A series of systematic experiments were conducted using an Aframax hullform in shallow water conditions at the Flanders Hydraulics. Resistance and self-propulsion tests were performed at varying water depths and speeds to establish benchmark datasets. These experiments provided empirical insights into the effects of under-keel clearance on ship performance in shallow water conditions.

Parallel to the experimental work, a detailed numerical study was undertaken using CFD simulations to evaluate hull-propeller interactions across a range of Reynolds numbers. The numerical approach allowed for a rigorous investigation of wake field development, boundary layer growth, and thrust variations under restricted water depths. A comprehensive validation against experimental data was performed, highlighting the predictive capabilities and limitations of existing numerical techniques when applied to shallow water conditions.

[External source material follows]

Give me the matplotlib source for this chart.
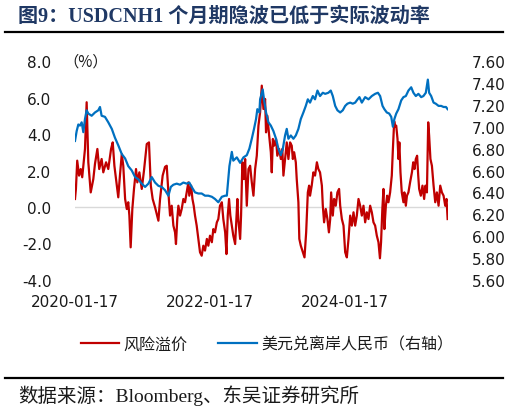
import pandas as pd
import numpy as np
import matplotlib
import matplotlib.pyplot as plt
import matplotlib.dates as mdates
from matplotlib.lines import Line2D
matplotlib.use('Agg')

plt.rcParams['font.family'] = ['DejaVu Sans', 'Noto Sans CJK SC']
plt.rcParams['axes.unicode_minus'] = False

# 风险溢价 (%), left axis
risk_dates = [
    '2020-01-17', '2020-01-22', '2020-01-29', '2020-02-08', '2020-02-17', '2020-02-25',
    '2020-03-06', '2020-03-11', '2020-03-20', '2020-03-29', '2020-04-11', '2020-04-25',
    '2020-05-04', '2020-05-17', '2020-05-27', '2020-06-09', '2020-06-18', '2020-07-03',
    '2020-07-15', '2020-07-30', '2020-08-08', '2020-08-17', '2020-08-30', '2020-09-07',
    '2020-09-16', '2020-09-26', '2020-10-04', '2020-10-14', '2020-10-23', '2020-10-31',
    '2020-11-06', '2020-11-13', '2020-11-22', '2020-12-01', '2020-12-12', '2020-12-19',
    '2020-12-30', '2021-01-12', '2021-01-24', '2021-02-08', '2021-02-20', '2021-03-02',
    '2021-03-12', '2021-03-25', '2021-04-12', '2021-04-21', '2021-05-05', '2021-05-18',
    '2021-05-27', '2021-06-05', '2021-06-14', '2021-06-23', '2021-07-02', '2021-07-11',
    '2021-07-16', '2021-07-23', '2021-07-29', '2021-08-07', '2021-08-16', '2021-08-25',
    '2021-09-03', '2021-09-12', '2021-09-21', '2021-09-26', '2021-10-06', '2021-10-13',
    '2021-10-20', '2021-10-27', '2021-11-05', '2021-11-14', '2021-11-23', '2021-12-02',
    '2021-12-11', '2021-12-20', '2021-12-30', '2022-01-07', '2022-01-16', '2022-01-26',
    '2022-02-03', '2022-02-12', '2022-02-22', '2022-03-02', '2022-03-11', '2022-03-21',
    '2022-03-29', '2022-04-08', '2022-04-15', '2022-04-22', '2022-04-29', '2022-05-06',
    '2022-05-14', '2022-05-22', '2022-06-01', '2022-06-06', '2022-06-13', '2022-06-18',
    '2022-06-28', '2022-07-03', '2022-07-10', '2022-07-18', '2022-07-25', '2022-08-03',
    '2022-08-12', '2022-08-21', '2022-08-30', '2022-09-08', '2022-09-17', '2022-09-26',
    '2022-10-05', '2022-10-14', '2022-10-23', '2022-11-01', '2022-11-10', '2022-11-15',
    '2022-11-22', '2022-12-02', '2022-12-11', '2022-12-16', '2022-12-22', '2022-12-29',
    '2023-01-08', '2023-01-15', '2023-01-25', '2023-02-03', '2023-02-11', '2023-02-17',
    '2023-02-26', '2023-03-07', '2023-03-16', '2023-03-25', '2023-04-03', '2023-04-09',
    '2023-04-16', '2023-04-25', '2023-04-30', '2023-05-09', '2023-05-14', '2023-05-22',
    '2023-06-02', '2023-06-11', '2023-06-20', '2023-06-29', '2023-07-06', '2023-07-11',
    '2023-07-20', '2023-07-29', '2023-08-07', '2023-08-17', '2023-08-25', '2023-09-03',
    '2023-09-13', '2023-09-18', '2023-09-25', '2023-10-04', '2023-10-13', '2023-10-21',
    '2023-10-28', '2023-11-02', '2023-11-11', '2023-11-18', '2023-11-27', '2023-12-06',
    '2023-12-15', '2023-12-21', '2023-12-30', '2024-01-08', '2024-01-17', '2024-01-26',
    '2024-02-04', '2024-02-13', '2024-02-22', '2024-03-02', '2024-03-11', '2024-03-20',
    '2024-03-29', '2024-04-07', '2024-04-16', '2024-04-25', '2024-05-04', '2024-05-13',
    '2024-05-22', '2024-05-31', '2024-06-09', '2024-06-18', '2024-06-27', '2024-07-06',
    '2024-07-15', '2024-07-23', '2024-07-29', '2024-08-05', '2024-08-11', '2024-08-16',
    '2024-08-24', '2024-08-31', '2024-09-07', '2024-09-16', '2024-09-25', '2024-10-01',
    '2024-10-08', '2024-10-13', '2024-10-19', '2024-10-26', '2024-10-31', '2024-11-05',
    '2024-11-11', '2024-11-18', '2024-11-27', '2024-12-02', '2024-12-10', '2024-12-16',
    '2024-12-24', '2025-01-02', '2025-01-12', '2025-01-19', '2025-01-26', '2025-02-02',
    '2025-02-09', '2025-02-15', '2025-02-20', '2025-03-01', '2025-03-10', '2025-03-19',
    '2025-03-26', '2025-04-03', '2025-04-10', '2025-04-15', '2025-04-22', '2025-04-30',
    '2025-05-09', '2025-05-18', '2025-05-27', '2025-06-05', '2025-06-14', '2025-06-23',
    '2025-07-02', '2025-07-11', '2025-07-18', '2025-07-24',
]
risk_premium = [
    0.44, 0.99, 2.54, 1.72, 2.08, 1.63,
    2.63, 3.18, 5.74, 2.45, 0.80, 1.53,
    2.36, 3.18, 2.08, 2.63, 1.90, 2.45,
    2.08, 3.18, 3.54, 2.26, 1.17, 0.53,
    1.72, 2.90, 2.26, 0.44, -0.11, 0.26,
    -0.47, -2.21, -0.11, 0.99, 2.08, 1.35,
    1.90, 0.99, 1.99, 3.45, 3.54, 1.17,
    0.44, -0.02, -0.75, 0.44, 1.72, 2.20,
    2.26, 0.80, -0.47, 0.07, -1.02, -1.39,
    -2.03, -0.66, 0.07, -0.47, -0.11, 0.44,
    0.26, 0.80, 1.35, 0.62, 1.17, 0.44,
    0.07, -0.47, -1.02, -1.75, -2.48, -2.67,
    -2.12, -2.39, -1.75, -2.12, -1.57, -1.93,
    -1.21, -1.39, -0.84, -0.66, 0.07, 0.26,
    -0.66, -1.39, -2.58, -0.47, 0.44, -0.47,
    -1.02, -1.57, -2.03, -1.02, 0.44, -0.66,
    -1.75, -0.47, 2.45, 1.53, 2.63, 0.07,
    2.08, 2.26, 1.35, 0.62, 2.08, 2.81,
    4.46, 5.19, 6.65, 5.37, 5.92, 4.09,
    5.00, 3.91, 3.00, 1.90, 3.73, 3.36,
    3.73, 2.81, 3.18, 2.63, 3.18, 1.72,
    2.63, 3.54, 2.63, 3.54, 3.36, 2.63,
    3.00, 2.45, 1.53, 0.26, -1.75, -2.12,
    -2.48, -2.76, -1.39, 0.80, 1.17, 0.62,
    1.17, 1.90, 1.72, 2.45, 2.08, 1.90,
    1.17, 0.07, -0.84, -0.11, -0.66, -1.39,
    -0.66, 0.80, -0.47, 0.44, 0.07, 0.80,
    0.99, 0.07, -0.66, -1.02, -2.48, -2.76,
    -1.75, -0.47, -1.02, -0.29, -1.02, -0.47,
    0.44, 0.07, -0.47, 0.07, -0.84, -0.29,
    -0.66, 0.07, -0.29, -0.84, -1.02, -1.57,
    -1.93, -2.81, -1.93, -0.11, 0.99, -1.21,
    0.07, 0.62, 0.26, 0.80, 1.72, 3.18,
    4.70, 4.40, 4.46, 3.73, 2.63, 3.54,
    1.90, 0.80, 0.26, 0.80, 0.07, 0.62,
    0.80, 1.35, 1.90, 2.45, 2.08, 2.63,
    2.81, 1.72, 0.99, 0.62, 1.17, 0.44,
    1.17, 0.80, 4.64, 3.91, 2.63, 2.26,
    1.17, 0.26, 0.80, 0.07, 1.17, 0.80,
    0.62, 0.07, 0.44, -0.66,
]

# 美元兑离岸人民币, right axis
fx_dates = [
    '2020-01-17', '2020-01-26', '2020-02-04', '2020-02-13', '2020-02-22', '2020-03-02',
    '2020-03-11', '2020-03-20', '2020-03-29', '2020-04-16', '2020-05-04', '2020-05-22',
    '2020-05-31', '2020-06-09', '2020-06-27', '2020-07-15', '2020-08-03', '2020-08-20',
    '2020-09-07', '2020-09-26', '2020-10-14', '2020-10-31', '2020-11-19', '2020-12-07',
    '2020-12-24', '2021-01-12', '2021-01-30', '2021-02-17', '2021-03-07', '2021-03-25',
    '2021-04-12', '2021-04-30', '2021-05-18', '2021-06-05', '2021-06-18', '2021-07-02',
    '2021-07-20', '2021-08-07', '2021-08-25', '2021-09-12', '2021-09-26', '2021-10-09',
    '2021-10-27', '2021-11-14', '2021-12-02', '2021-12-20', '2022-01-07', '2022-01-26',
    '2022-02-12', '2022-03-02', '2022-03-21', '2022-04-08', '2022-04-17', '2022-05-01',
    '2022-05-14', '2022-05-22', '2022-06-10', '2022-06-28', '2022-07-16', '2022-08-03',
    '2022-08-17', '2022-08-30', '2022-09-11', '2022-09-22', '2022-09-29', '2022-10-10',
    '2022-10-14', '2022-10-28', '2022-11-04', '2022-11-15', '2022-11-28', '2022-12-11',
    '2022-12-25', '2023-01-08', '2023-01-21', '2023-02-03', '2023-02-14', '2023-02-26',
    '2023-03-07', '2023-03-16', '2023-03-29', '2023-04-12', '2023-04-25', '2023-05-09',
    '2023-05-22', '2023-06-05', '2023-06-18', '2023-06-29', '2023-07-11', '2023-07-26',
    '2023-08-07', '2023-08-20', '2023-09-03', '2023-09-18', '2023-10-01', '2023-10-18',
    '2023-10-31', '2023-11-11', '2023-11-24', '2023-12-06', '2023-12-21', '2024-01-04',
    '2024-01-17', '2024-01-29', '2024-02-13', '2024-02-27', '2024-03-11', '2024-03-24',
    '2024-04-03', '2024-04-16', '2024-05-04', '2024-05-22', '2024-06-09', '2024-06-27',
    '2024-07-12', '2024-07-24', '2024-08-06', '2024-08-16', '2024-08-29', '2024-09-11',
    '2024-09-22', '2024-10-01', '2024-10-09', '2024-10-19', '2024-10-31', '2024-11-15',
    '2024-11-27', '2024-12-10', '2024-12-24', '2025-01-08', '2025-01-20', '2025-02-02',
    '2025-02-16', '2025-03-03', '2025-03-15', '2025-03-28', '2025-04-08', '2025-04-15',
    '2025-04-26', '2025-05-09', '2025-05-21', '2025-06-05', '2025-06-19', '2025-07-02',
    '2025-07-15', '2025-07-24',
]
usdcnh = [
    6.87, 6.96, 7.02, 7.01, 7.04, 6.95,
    7.07, 7.15, 7.12, 7.10, 7.13, 7.15,
    7.18, 7.10, 7.09, 7.04, 6.98, 6.90,
    6.83, 6.75, 6.71, 6.64, 6.60, 6.54,
    6.52, 6.48, 6.45, 6.48, 6.54, 6.49,
    6.46, 6.45, 6.42, 6.37, 6.45, 6.47,
    6.48, 6.47, 6.49, 6.48, 6.49, 6.45,
    6.40, 6.39, 6.39, 6.37, 6.37, 6.36,
    6.34, 6.31, 6.36, 6.37, 6.37, 6.64,
    6.77, 6.69, 6.72, 6.67, 6.72, 6.74,
    6.80, 6.89, 6.98, 7.07, 7.16, 7.13,
    7.25, 7.34, 7.25, 7.13, 7.04, 7.01,
    6.96, 6.89, 6.80, 6.74, 6.80, 6.92,
    6.98, 6.89, 6.92, 6.89, 6.92, 6.98,
    7.07, 7.13, 7.19, 7.25, 7.22, 7.28,
    7.25, 7.33, 7.28, 7.31, 7.30, 7.31,
    7.33, 7.28, 7.19, 7.15, 7.13, 7.15,
    7.19, 7.21, 7.22, 7.21, 7.22, 7.25,
    7.27, 7.22, 7.27, 7.25, 7.28, 7.30,
    7.31, 7.28, 7.19, 7.16, 7.13, 7.12,
    7.09, 7.00, 7.07, 7.12, 7.16, 7.24,
    7.27, 7.28, 7.33, 7.36, 7.31, 7.28,
    7.30, 7.27, 7.28, 7.31, 7.43, 7.31,
    7.28, 7.22, 7.21, 7.19, 7.19, 7.18,
    7.18, 7.16,
]

x_ticks = ['2020-01-17', '2022-01-17', '2024-01-17']
left_ticks = [-4.0, -2.0, 0.0, 2.0, 4.0, 6.0, 8.0]
right_ticks = [5.6, 5.8, 6.0, 6.2, 6.4, 6.6, 6.8, 7.0, 7.2, 7.4, 7.6]

title = '图9：USDCNH1 个月期隐波已低于实际波动率'
source = '数据来源：Bloomberg、东吴证券研究所'
red = '#C00000'
blue = '#0070C0'
text_color = '#1a1a1a'

fig = plt.figure(figsize=(5.10, 4.14), dpi=100)
ax = fig.add_axes([75 / 510, 1 - 281 / 414, 373 / 510, 219 / 414])
ax2 = ax.twinx()

rd = pd.to_datetime(risk_dates)
fd = pd.to_datetime(fx_dates)

ax.axhline(0, color='#D9D9D9', lw=1.0, zorder=1)
ax.plot(rd, risk_premium, color=red, lw=1.6, zorder=2)
ax2.plot(fd, usdcnh, color=blue, lw=1.6)

ax.set_xlim(pd.Timestamp('2020-01-17'), pd.Timestamp('2025-07-26'))
ax.set_ylim(-4, 8)
ax2.set_ylim(5.6, 7.6)
ax.set_yticks(left_ticks)
ax.set_yticklabels([f'{v:.1f}' for v in left_ticks])
ax2.set_yticks(right_ticks)
ax2.set_yticklabels([f'{v:.2f}' for v in right_ticks])
ax.set_xticks(pd.to_datetime(x_ticks))
ax.set_xticklabels(x_ticks)

for a in (ax, ax2):
    for s in a.spines.values():
        s.set_visible(False)
    a.tick_params(length=0, labelsize=11, colors=text_color)
ax.tick_params(axis='y', pad=17)
ax2.tick_params(axis='y', pad=17)
ax.tick_params(axis='x', pad=10)

fig.text(63 / 510, 1 - 62 / 414, '（%）', fontsize=11, color=text_color,
         family=['Noto Sans CJK SC'], ha='left', va='center')

# title and rules
fig.text(18 / 510, 1 - 17 / 414, title, fontsize=14.5, fontweight='bold', color='#1F3864',
         family=['Liberation Serif', 'Noto Sans CJK SC'], ha='left', va='center')
fig.add_artist(Line2D([5 / 510, 503 / 510], [1 - 33 / 414, 1 - 33 / 414], color='black', lw=1.6))
fig.add_artist(Line2D([5 / 510, 503 / 510], [1 - 379 / 414, 1 - 379 / 414], color='black', lw=1.6))
fig.text(18 / 510, 1 - 396 / 414, source, fontsize=14, color=text_color,
         family=['Liberation Serif', 'Noto Sans CJK SC'], ha='left', va='center')

handles = [Line2D([], [], color=red, lw=1.6), Line2D([], [], color=blue, lw=1.6)]
fig.legend(handles, ['风险溢价', '美元兑离岸人民币（右轴）'], loc='center',
           bbox_to_anchor=(267 / 510, 1 - 345 / 414), ncol=2, frameon=False,
           prop={'family': ['Noto Sans CJK SC'], 'size': 11.5},
           handlelength=2.4, handletextpad=0.3, columnspacing=1.9, labelcolor=text_color)

fig.savefig('out.png', dpi=100)
plt.close()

Key findings from this study reveal that scale effects in shallow waters lead to significant deviations in nominal wake fraction, hull efficiency, and thrust deduction factors compared to deep water assumptions. The research identifies critical parameters influencing these discrepancies and proposes correction methodologies to enhance predictive accuracy. Additionally, a novel power prediction framework is introduced, refining the conventional ITTC extrapolation method to better accommodate shallow water hydrodynamics.

The outcomes of this study contribute valuable insights into ship design optimization, offering improved methodologies for resistance and propulsion assessment in shallow waters. These findings are instrumental for ship designers, regulatory bodies, and maritime engineers seeking to enhance vessel performance, operational efficiency, and environmental sustainability in shallow and confined waterways.